On Friday, I anchored the evening news live from St-Jean-sur-Richelieu, the site of extensive flooding. The army is on the ground helping residents cope. Friday morning, Hydro-Meteo reported the water level of the Richelieu River at 30.69 metres, a metre higher than the normal 29.70 metres at which the river normally flows. About 3,000 homes have been affected and several houses are complete write-offs. A thousand people have been forced from their homes.
Doubtless, flood victims will be ripped-off by government compensation programs. That's unfortunate and wrong.

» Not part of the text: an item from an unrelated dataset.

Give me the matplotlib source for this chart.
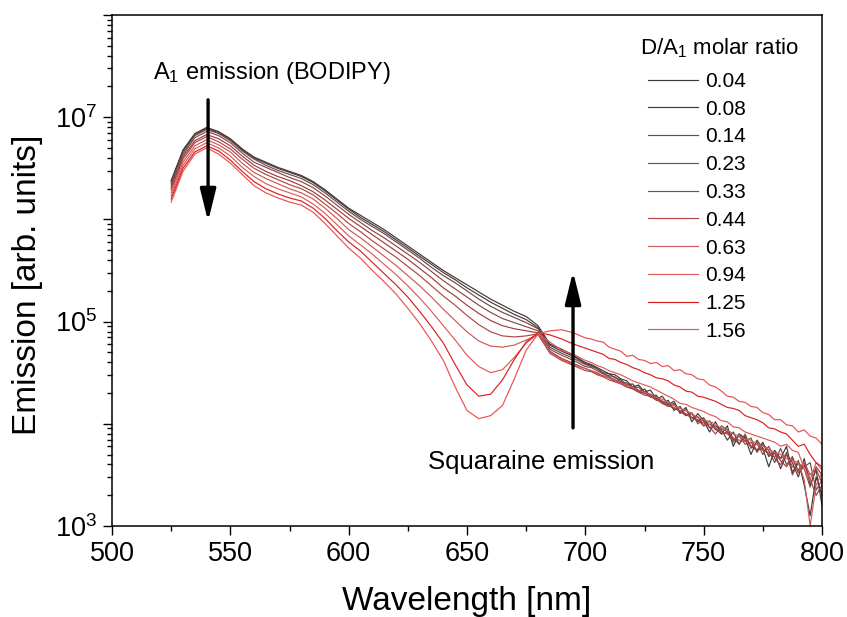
import numpy as np
import matplotlib
matplotlib.use("Agg")
import matplotlib.pyplot as plt
from matplotlib.ticker import FixedLocator, FuncFormatter, LogLocator, NullFormatter, MultipleLocator

plt.rcParams["font.family"] = ["Liberation Sans", "DejaVu Sans"]
plt.rcParams["mathtext.fontset"] = "custom"
plt.rcParams["mathtext.rm"] = "Liberation Sans"
plt.rcParams["mathtext.it"] = "Liberation Sans:italic"

# wavelength grid (nm): 5 nm steps up to 700, 2.5 nm steps in the noisy tail
wavelength = list(range(525, 701, 5)) + list(np.arange(702.5, 800.1, 2.5))

# log10(emission), one list per D/A1 molar ratio
log_em_004 = [6.38, 6.68, 6.84, 6.90, 6.86, 6.79, 6.69, 6.61, 6.56, 6.51, 6.47, 6.43, 6.37, 6.29, 6.20,
              6.11, 6.04, 5.97, 5.90, 5.82, 5.74, 5.66, 5.58, 5.50, 5.43, 5.36, 5.29, 5.22, 5.16, 5.10,
              5.05, 4.96, 4.78, 4.73, 4.67, 4.60,
              4.58, 4.55, 4.52, 4.49, 4.48, 4.44, 4.42, 4.36, 4.38, 4.31, 4.33, 4.24, 4.27, 4.19, 4.22,
              4.11, 4.16, 4.02, 4.10, 4.03, 3.92, 4.02, 3.90, 3.98, 3.78, 3.90, 3.86, 3.70, 3.84, 3.76,
              3.58, 3.74, 3.66, 3.78, 3.52, 3.64, 3.40, 3.10, 3.48, 3.30]
log_em_008 = [6.37, 6.67, 6.83, 6.89, 6.85, 6.78, 6.68, 6.60, 6.55, 6.50, 6.46, 6.42, 6.36, 6.28, 6.19,
              6.10, 6.02, 5.95, 5.88, 5.80, 5.72, 5.64, 5.56, 5.48, 5.41, 5.33, 5.26, 5.19, 5.13, 5.07,
              5.02, 4.94, 4.77, 4.71, 4.66, 4.59,
              4.57, 4.54, 4.50, 4.49, 4.45, 4.43, 4.38, 4.39, 4.32, 4.34, 4.27, 4.28, 4.20, 4.23, 4.13,
              4.17, 4.08, 4.10, 4.02, 4.06, 3.96, 3.98, 3.94, 3.84, 3.92, 3.80, 3.88, 3.78, 3.74, 3.82,
              3.68, 3.72, 3.56, 3.70, 3.62, 3.48, 3.66, 3.40, 3.55, 3.20]
log_em_014 = [6.35, 6.65, 6.82, 6.88, 6.84, 6.77, 6.67, 6.59, 6.53, 6.48, 6.44, 6.40, 6.34, 6.26, 6.17,
              6.08, 6.00, 5.93, 5.86, 5.78, 5.70, 5.62, 5.53, 5.45, 5.38, 5.30, 5.22, 5.15, 5.09, 5.04,
              4.99, 4.93, 4.75, 4.69, 4.64, 4.58,
              4.56, 4.54, 4.49, 4.47, 4.46, 4.41, 4.40, 4.35, 4.36, 4.30, 4.29, 4.25, 4.22, 4.18, 4.20,
              4.10, 4.14, 4.06, 4.07, 3.98, 4.03, 3.94, 3.96, 3.92, 3.82, 3.90, 3.83, 3.86, 3.72, 3.80,
              3.74, 3.62, 3.76, 3.60, 3.68, 3.52, 3.58, 3.62, 3.35, 3.45]
log_em_023 = [6.33, 6.63, 6.80, 6.86, 6.82, 6.75, 6.65, 6.56, 6.51, 6.46, 6.41, 6.37, 6.31, 6.23, 6.14,
              6.05, 5.97, 5.89, 5.82, 5.74, 5.66, 5.58, 5.49, 5.40, 5.32, 5.24, 5.16, 5.09, 5.03, 4.99,
              4.95, 4.91, 4.73, 4.67, 4.62, 4.56,
              4.55, 4.52, 4.49, 4.46, 4.43, 4.41, 4.38, 4.36, 4.32, 4.31, 4.26, 4.27, 4.20, 4.17, 4.19,
              4.12, 4.08, 4.11, 4.00, 4.04, 3.97, 3.90, 3.98, 3.94, 3.86, 3.80, 3.90, 3.76, 3.82, 3.70,
              3.78, 3.66, 3.60, 3.72, 3.50, 3.62, 3.56, 3.38, 3.58, 3.50]
log_em_033 = [6.31, 6.61, 6.77, 6.83, 6.79, 6.72, 6.62, 6.53, 6.47, 6.42, 6.38, 6.33, 6.27, 6.19, 6.10,
              6.01, 5.93, 5.85, 5.77, 5.69, 5.61, 5.52, 5.43, 5.33, 5.25, 5.16, 5.08, 5.01, 4.96, 4.93,
              4.91, 4.89, 4.71, 4.64, 4.59, 4.54,
              4.52, 4.50, 4.47, 4.45, 4.42, 4.40, 4.36, 4.35, 4.31, 4.30, 4.27, 4.23, 4.22, 4.18, 4.15,
              4.13, 4.09, 4.06, 4.04, 3.98, 4.00, 3.95, 3.90, 3.92, 3.84, 3.88, 3.80, 3.82, 3.74, 3.76,
              3.70, 3.72, 3.64, 3.58, 3.66, 3.54, 3.60, 3.46, 3.30, 3.40]
log_em_044 = [6.29, 6.59, 6.75, 6.81, 6.76, 6.69, 6.59, 6.50, 6.44, 6.39, 6.34, 6.30, 6.24, 6.15, 6.06,
              5.96, 5.88, 5.79, 5.71, 5.63, 5.54, 5.45, 5.35, 5.25, 5.16, 5.06, 4.97, 4.90, 4.86, 4.85,
              4.86, 4.88, 4.69, 4.62, 4.57, 4.52,
              4.51, 4.48, 4.46, 4.43, 4.41, 4.39, 4.36, 4.34, 4.31, 4.28, 4.27, 4.24, 4.20, 4.18, 4.16,
              4.12, 4.10, 4.06, 4.03, 4.01, 3.97, 3.96, 3.92, 3.90, 3.86, 3.84, 3.83, 3.78, 3.80, 3.74,
              3.72, 3.68, 3.66, 3.70, 3.58, 3.55, 3.62, 3.50, 3.56, 3.42]
log_em_063 = [6.26, 6.56, 6.72, 6.78, 6.73, 6.66, 6.55, 6.46, 6.40, 6.35, 6.30, 6.26, 6.20, 6.11, 6.01,
              5.90, 5.82, 5.73, 5.64, 5.55, 5.45, 5.35, 5.24, 5.12, 5.01, 4.90, 4.81, 4.76, 4.75, 4.77,
              4.82, 4.87, 4.70, 4.63, 4.58, 4.54,
              4.52, 4.49, 4.47, 4.45, 4.42, 4.40, 4.38, 4.36, 4.33, 4.31, 4.28, 4.26, 4.24, 4.21, 4.18,
              4.15, 4.13, 4.10, 4.06, 4.04, 4.02, 4.00, 3.95, 3.94, 3.90, 3.88, 3.85, 3.84, 3.80, 3.78,
              3.75, 3.72, 3.70, 3.66, 3.64, 3.62, 3.45, 3.00, 3.40, 3.52]
log_em_094 = [6.23, 6.53, 6.69, 6.75, 6.70, 6.62, 6.51, 6.42, 6.35, 6.30, 6.26, 6.22, 6.15, 6.06, 5.95,
              5.84, 5.75, 5.66, 5.56, 5.46, 5.35, 5.23, 5.10, 4.96, 4.82, 4.67, 4.56, 4.50, 4.53, 4.65,
              4.79, 4.88, 4.80, 4.72, 4.68, 4.62,
              4.60, 4.57, 4.55, 4.52, 4.50, 4.48, 4.45, 4.42, 4.40, 4.38, 4.36, 4.33, 4.30, 4.27, 4.24,
              4.20, 4.19, 4.16, 4.14, 4.12, 4.09, 4.07, 4.03, 4.02, 3.97, 3.96, 3.92, 3.90, 3.88, 3.86,
              3.84, 3.82, 3.78, 3.80, 3.74, 3.72, 3.56, 3.45, 3.62, 3.55]
log_em_125 = [6.20, 6.50, 6.66, 6.72, 6.67, 6.58, 6.47, 6.37, 6.30, 6.25, 6.21, 6.18, 6.11, 6.01, 5.89,
              5.78, 5.69, 5.58, 5.47, 5.36, 5.24, 5.10, 4.95, 4.79, 4.58, 4.38, 4.27, 4.29, 4.43, 4.63,
              4.80, 4.89, 4.87, 4.83, 4.78, 4.74,
              4.72, 4.70, 4.68, 4.64, 4.63, 4.60, 4.58, 4.55, 4.53, 4.50, 4.48, 4.45, 4.44, 4.42, 4.38,
              4.36, 4.32, 4.31, 4.27, 4.26, 4.24, 4.22, 4.19, 4.16, 4.15, 4.13, 4.08, 4.06, 4.04, 4.01,
              3.96, 3.95, 3.92, 3.90, 3.84, 3.78, 3.80, 3.70, 3.62, 3.58]
log_em_156 = [6.17, 6.47, 6.64, 6.70, 6.64, 6.55, 6.44, 6.33, 6.26, 6.21, 6.17, 6.14, 6.07, 5.96, 5.84,
              5.72, 5.62, 5.50, 5.39, 5.27, 5.13, 4.98, 4.81, 4.62, 4.36, 4.13, 4.05, 4.08, 4.18, 4.44,
              4.72, 4.88, 4.91, 4.92, 4.89, 4.84,
              4.83, 4.81, 4.80, 4.75, 4.73, 4.71, 4.66, 4.67, 4.63, 4.62, 4.59, 4.60, 4.56, 4.57, 4.52,
              4.53, 4.49, 4.48, 4.44, 4.43, 4.38, 4.36, 4.32, 4.27, 4.26, 4.22, 4.21, 4.17, 4.16, 4.11,
              4.09, 4.04, 4.04, 3.99, 3.98, 3.92, 3.94, 3.88, 3.86, 3.80]

ratio_labels = ["0.04", "0.08", "0.14", "0.23", "0.33", "0.44", "0.63", "0.94", "1.25", "1.56"]
series = [log_em_004, log_em_008, log_em_014, log_em_023, log_em_033,
          log_em_044, log_em_063, log_em_094, log_em_125, log_em_156]
colors = ["#3a3a3a", "#4a3838", "#6e4a4a", "#8a4848", "#a03c3c",
          "#b04646", "#cc5a5a", "#de5a5a", "#d82020", "#ea5050"]

fig = plt.figure(figsize=(8.47, 6.17), dpi=100)
ax = fig.add_axes([112/847, 1 - 526/617, 710/847, 511/617])

wl = np.array(wavelength)
for lab, vals, c in zip(ratio_labels, series, colors):
    ax.plot(wl, 10 ** np.array(vals), color=c, lw=0.85, label=lab)

ax.set_yscale("log")
ax.set_xlim(500, 800)
ax.set_ylim(1e3, 1e8)

ax.yaxis.set_major_locator(FixedLocator([1e3, 1e4, 1e5, 1e6, 1e7, 1e8]))
ax.yaxis.set_major_formatter(FuncFormatter(
    lambda v, p: r"$10^{%d}$" % round(np.log10(v)) if round(np.log10(v)) in (3, 5, 7) else ""))
ax.yaxis.set_minor_locator(LogLocator(base=10, subs=np.arange(2, 10), numticks=20))
ax.yaxis.set_minor_formatter(NullFormatter())
ax.xaxis.set_major_locator(MultipleLocator(50))
ax.xaxis.set_minor_locator(MultipleLocator(25))

ax.tick_params(which="both", direction="out", top=False, right=False, width=1)
ax.tick_params(which="major", length=6.5, labelsize=19.5, pad=4)
ax.tick_params(which="minor", length=3.5)
for s in ax.spines.values():
    s.set_linewidth(1.1)

ax.set_xlabel("Wavelength [nm]", fontsize=24, labelpad=14)
ax.set_ylabel("Emission [arb. units]", fontsize=24)
ax.yaxis.set_label_coords(-0.097, 0.472)

# annotations
bodipy_arrow_x, bodipy_arrow_top, bodipy_arrow_bot = 540.6, 10 ** 7.17, 10 ** 5.98
sq_arrow_x, sq_arrow_bot, sq_arrow_top = 694.8, 10 ** 3.96, 10 ** 5.49
arrow_style = dict(arrowstyle="-|>,head_length=1.3,head_width=0.32", lw=2.4,
                   color="black", mutation_scale=15, shrinkA=0, shrinkB=0)
ax.annotate("", xy=(bodipy_arrow_x, bodipy_arrow_bot),
            xytext=(bodipy_arrow_x, bodipy_arrow_top), arrowprops=arrow_style)
ax.annotate("", xy=(sq_arrow_x, sq_arrow_top),
            xytext=(sq_arrow_x, sq_arrow_bot), arrowprops=arrow_style)
ax.text(517.3, 10 ** 7.43, r"A$_1$ emission (BODIPY)", fontsize=17, va="center", ha="left")
ax.text(681.5, 10 ** 3.63, "Squaraine emission", fontsize=18.5, va="center", ha="center")

# legend title drawn as its own text, entries below it
ax.text((640 - 112) / 710, (526 - 48) / 511, r"D/A$_1$ molar ratio", transform=ax.transAxes,
        fontsize=16, va="center", ha="left")
leg = ax.legend(loc="upper left", bbox_to_anchor=((648 - 112) / 710, (526 - 72) / 511),
                frameon=False, fontsize=15, handlelength=2.4, handletextpad=0.35,
                labelspacing=0.42, borderpad=0, borderaxespad=0)

fig.savefig("out.png", dpi=100, facecolor="white")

While on-site, I learned the importance of wind and wind direction in the propagation of flood waters. I was under the impression rainfall was the most devastating contributing factor.
We were lucky enough to find local residents willing to let us set-up our cameras on their front lawn and our microwave truck on their driveway. Sean Moore and his wife Lucie, later explained their decision by saying it's important to show viewers what's going on. One of our reporters covering the story, Gloria, snapped some photos.
Sean has been piling sandbags for neighbors and was paddling people and his own children up and down the street, so they could attempt to get on with their lives. Both Sean and Lucie are in the military and shared their rather stark logic with regard to serving tours of duty in dangerous parts of the world. They explained they simply want to be able to "do their jobs", even if those jobs involve engaging the enemy and the risk of dying.
Sean, one of our cameramen and I climbed into his canoe and taped an interview, which we broadcast during our program. He paddled us around the street as I asked him about the flood situation. We also did a live interview with the mayor of St Jean-sur-Richelieu.
For me, it was an extremely positive experience and there are a lot of people to thank, including Sean, his wife and our crews.
I hope our host's family and home emerge from the flood unscathed.